Soweit das Amtsgericht das dreimonatige Fahrverbot wegen des vorsätzlichen Verstoßes gegen § 6 Pflichtversicherungsgesetz in Tateinheit mit der Urkundenfälschung, der am 21. September 2023 begangen worden ist, verhängt hat, ist gegen diese Nebenstrafe nichts zu erinnern.
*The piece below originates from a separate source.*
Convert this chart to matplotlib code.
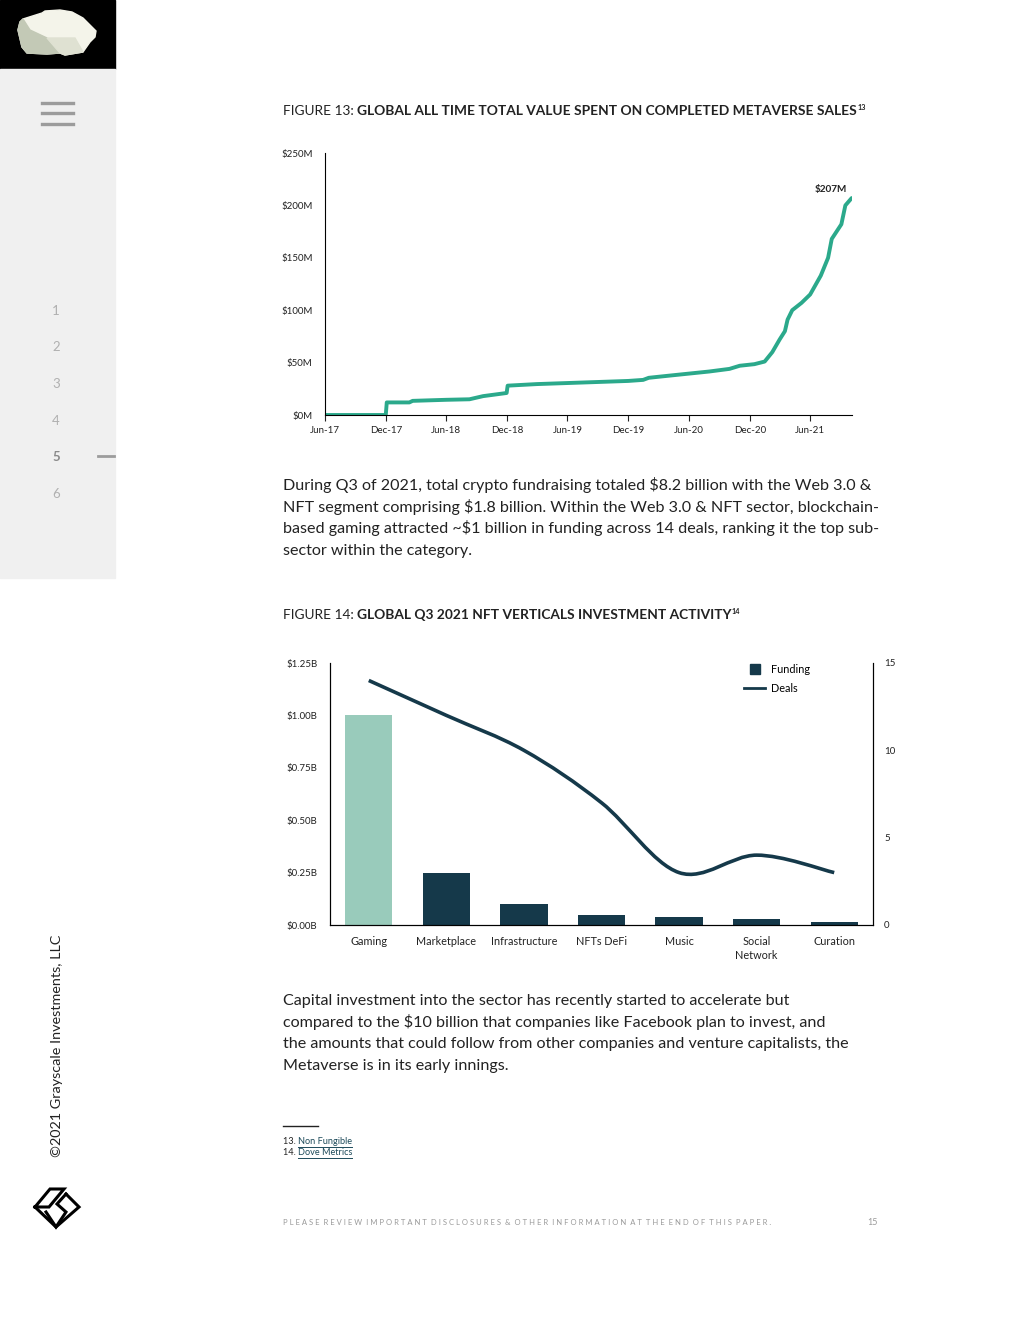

Das Amtsgericht hat ohne ersichtliche Rechtsfehler und nachvollziehbar die Voraussetzungen für die Verhängung des Fahrverbotes sowie für dessen Dauer in den Urteilsgründen dargelegt, so dass es keine Gründe gab, dieses aufzuheben.

b)

Das dreimonatige Fahrverbot war jedoch aufgrund der gemäß § 51 Abs. 5 StGB zu erfolgenden Anrechnung der Beschlagnahme sowie der vorläufigen Entziehung der Fahrerlaubnis für vollstreckt zu erklären.

Die Polizei beschlagnahmte den serbischen Führerschein des Angeklagten am 14. August 2022 und am 26. August 2022 entzog das Amtsgericht Brandenburg an der Havel dem Angeklagten vorläufig die Fahrerlaubnis. Die Anordnung, den Führerschein an den Angeklagten herauszugeben, erfolgte am 20. April 2023, mithin acht Monate und sechs Tage nach der Beschlagnahme des Führerscheins, so dass das dreimonatige Fahrverbot im Wege der Anrechnung der Verwahrungsdauer des Führerscheins vollstreckt war.

III.

Die Entscheidung über die Kosten des Rechtsmittelverfahrens folgt aus der entsprechenden Anwendung des § 467 StPO, während die Entscheidung über die notwendigen Auslagen des Angeklagten auf § 473 Abs. 3 StPO beruht.